— start of Information provided —

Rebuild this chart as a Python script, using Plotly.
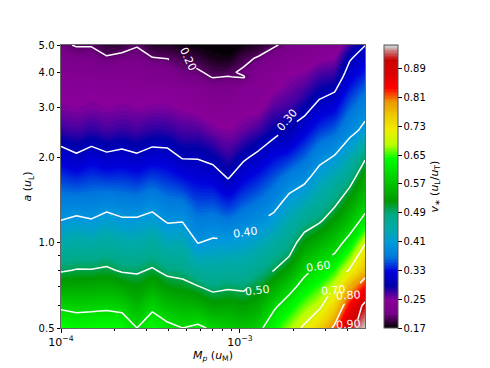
import math
import plotly.graph_objects as go

mass = [1.0e-4,1.22e-4,1.48e-4,1.8e-4,2.19e-4,2.66e-4,3.24e-4,3.94e-4,4.78e-4,5.82e-4,7.07e-4,
        8.6e-4,1.05e-3,1.27e-3,1.55e-3,1.88e-3,2.29e-3,2.78e-3,3.38e-3,4.11e-3,5.0e-3]
radius = [0.5,0.6,0.7,0.8,0.9,1.0,1.2,1.4,1.7,2.0,2.5,3.0,3.5,3.85,4.0,4.5,5.0]

# one list per mass column, from a = 0.5 up to a = 5.0
v_by_mass = [
 [.645,.59,.54,.495,.47,.445,.40,.376,.345,.319,.272,.252,.245,.24,.235,.22,.205],
 [.634,.584,.541,.502,.476,.451,.408,.376,.339,.306,.268,.25,.242,.235,.23,.212,.198],
 [.637,.586,.542,.502,.474,.448,.402,.376,.345,.318,.274,.252,.245,.235,.23,.212,.198],
 [.639,.589,.545,.507,.48,.456,.415,.381,.342,.308,.268,.25,.24,.23,.225,.203,.185],
 [.637,.583,.537,.495,.47,.447,.405,.376,.343,.313,.272,.252,.243,.232,.228,.208,.188],
 [.6,.56,.524,.493,.468,.446,.405,.375,.338,.306,.269,.25,.24,.23,.225,.21,.198],
 [.636,.586,.543,.505,.478,.455,.414,.383,.347,.316,.275,.252,.24,.225,.22,.201,.182],
 [.613,.564,.522,.487,.46,.435,.395,.37,.34,.314,.274,.252,.24,.222,.218,.199,.18],
 [.6,.555,.515,.483,.459,.436,.397,.367,.33,.298,.267,.247,.235,.212,.208,.192,.175],
 [.61,.55,.502,.46,.427,.399,.372,.349,.322,.298,.265,.243,.23,.207,.204,.187,.172],
 [.592,.532,.487,.456,.431,.407,.374,.349,.318,.29,.255,.236,.218,.199,.193,.178,.17],
 [.583,.535,.494,.461,.433,.408,.368,.337,.298,.275,.25,.236,.218,.201,.195,.175,.17],
 [.573,.528,.491,.462,.438,.416,.381,.354,.322,.295,.258,.243,.235,.198,.205,.192,.175],
 [.586,.544,.508,.477,.452,.429,.391,.366,.336,.31,.27,.243,.235,.23,.225,.203,.18],
 [.635,.59,.543,.5,.475,.452,.412,.384,.354,.328,.288,.264,.245,.24,.235,.218,.196],
 [.672,.625,.58,.535,.498,.477,.442,.412,.375,.34,.292,.27,.256,.25,.247,.23,.21],
 [.708,.662,.621,.585,.553,.524,.473,.431,.388,.36,.32,.288,.266,.255,.25,.235,.22],
 [.75,.69,.65,.615,.582,.55,.493,.46,.42,.387,.344,.312,.285,.27,.265,.245,.23],
 [.81,.745,.692,.645,.605,.577,.527,.488,.443,.404,.358,.324,.295,.276,.27,.25,.23],
 [.915,.84,.78,.705,.66,.62,.568,.53,.48,.437,.386,.359,.335,.32,.314,.296,.27],
 [.956,.915,.835,.77,.735,.695,.615,.575,.535,.495,.41,.385,.36,.342,.335,.318,.299],
]
v_star = [list(row) for row in zip(*v_by_mass)]

# grid cells (mass index, radius index) where a contour line breaks for its label
label_gaps = [(8,15),(8,14),(15,10),(11,5),(12,5),(13,6),(13,2),(13,3),(17,3),(17,4),(18,2),(19,2),(19,0)]
v_lines = [list(row) for row in v_star]
for i, j in label_gaps:
    v_lines[j][i] = None

label_text = ["0.20","0.30","0.40","0.50","0.60","0.70","0.80","0.90"]
label_mass = [5.12e-4,1.85e-3,1.07e-3,1.26e-3,2.76e-3,3.35e-3,4.06e-3,4.06e-3]
label_a = [4.43,2.72,1.09,0.681,0.828,0.681,0.649,0.516]
label_angle = [65,-50,-8,-7,-8,-5,-3,-3]

bar_ticks = [0.17,0.25,0.33,0.41,0.49,0.57,0.65,0.73,0.81,0.89]
y_ticks = [0.5,1.0,2.0,3.0,4.0,5.0]
y_tick_text = ["0.5","1.0","2.0","3.0","4.0","5.0"]
y_minor = [0.6,0.7,0.8,0.9]

nipy_spectral = [
 [0.00,"rgb(0,0,0)"],[0.05,"rgb(119,0,136)"],[0.10,"rgb(136,0,153)"],[0.15,"rgb(0,0,170)"],
 [0.20,"rgb(0,0,221)"],[0.25,"rgb(0,119,221)"],[0.30,"rgb(0,153,221)"],[0.35,"rgb(0,170,170)"],
 [0.40,"rgb(0,170,136)"],[0.45,"rgb(0,153,0)"],[0.50,"rgb(0,187,0)"],[0.55,"rgb(0,221,0)"],
 [0.60,"rgb(0,255,0)"],[0.65,"rgb(187,255,0)"],[0.70,"rgb(238,238,0)"],[0.75,"rgb(238,204,0)"],
 [0.80,"rgb(238,153,0)"],[0.85,"rgb(255,0,0)"],[0.90,"rgb(221,0,0)"],[0.95,"rgb(204,0,0)"],
 [1.00,"rgb(204,204,204)"]]

FONT = "DejaVu Sans"
fig = go.Figure()
fig.add_trace(go.Contour(
    x=mass, y=radius, z=v_star, colorscale=nipy_spectral, zmin=0.17, zmax=0.956,
    autocontour=False, contours=dict(start=0.17, end=0.956, size=0.004, coloring="fill", showlines=False),
    line=dict(width=0), hoverinfo="skip",
    colorbar=dict(
        x=1.0625, xanchor="left", xpad=0, ypad=0, y=0.5, yanchor="middle", len=1, lenmode="fraction",
        thickness=14, thicknessmode="pixels", outlinewidth=1, outlinecolor="#555",
        tickmode="array", tickvals=bar_ticks, ticktext=[f"{t:.2f}" for t in bar_ticks],
        ticks="outside", ticklen=3.5, tickwidth=1, tickcolor="#000",
        tickfont=dict(family=FONT, size=10, color="#000"),
        title=dict(text="<i>v</i><sub>∗</sub> (<i>u</i><sub>L</sub>/<i>u</i><sub>T</sub>)", side="right",
                   font=dict(family=FONT, size=11, color="#000")),
    ),
))
fig.add_trace(go.Contour(
    x=mass, y=radius, z=v_lines, showscale=False, autocontour=False, connectgaps=False,
    contours=dict(start=0.2, end=0.9, size=0.1, coloring="none", showlabels=False),
    line=dict(color="white", width=1.5, smoothing=0), hoverinfo="skip",
))

fig.update_layout(
    width=490, height=368, margin=dict(l=53, r=133, t=37, b=48),
    paper_bgcolor="white", plot_bgcolor="white", showlegend=False,
    font=dict(family=FONT, size=10, color="#000"),
    xaxis=dict(
        type="log", range=[-4, -2.30103], showgrid=False, zeroline=False,
        tickmode="array", tickvals=[1e-4, 1e-3], ticktext=["10<sup>−4</sup>", "10<sup>−3</sup>"],
        ticks="outside", ticklen=3.5, tickwidth=1, tickcolor="#000",
        minor=dict(tickmode="array", tickvals=[2e-4,3e-4,4e-4,5e-4,6e-4,7e-4,8e-4,9e-4,2e-3,3e-3,4e-3],
                   ticks="outside", ticklen=2, tickwidth=0.8, tickcolor="#000", showgrid=False),
        showline=True, mirror=True, linecolor="#666", linewidth=1,
        tickfont=dict(family=FONT, size=11, color="#000"),
        title=dict(text="<i>M</i><sub><i>p</i></sub> (<i>u</i><sub>M</sub>)", standoff=3,
                   font=dict(family=FONT, size=11, color="#000")),
    ),
    yaxis=dict(
        type="log", range=[-0.30103, 0.69897], showgrid=False, zeroline=False,
        tickmode="array", tickvals=y_ticks, ticktext=y_tick_text,
        ticks="outside", ticklen=3.5, tickwidth=1, tickcolor="#000",
        minor=dict(tickmode="array", tickvals=y_minor, ticks="outside", ticklen=2, tickwidth=0.8,
                   tickcolor="#000", showgrid=False),
        showline=True, mirror=True, linecolor="#666", linewidth=1,
        tickfont=dict(family=FONT, size=10, color="#000"),
        title=dict(text="<i>a</i> (<i>u</i><sub>L</sub>)", standoff=4,
                   font=dict(family=FONT, size=11, color="#000")),
    ),
    annotations=[
        dict(x=math.log10(m), y=math.log10(a), xref="x", yref="y", text=t, textangle=ang,
             showarrow=False, font=dict(family=FONT, size=11, color="white"))
        for t, m, a, ang in zip(label_text, label_mass, label_a, label_angle)
    ],
)
fig.write_html("out.html")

— end of Information provided —

Short problem:
Write out nothing but the lines from the start of the data through the line with "import plotly.graph_objects as go". Leave out the pictures.

Task response:
Rebuild this chart as a Python script, using Plotly.
import math
import plotly.graph_objects as go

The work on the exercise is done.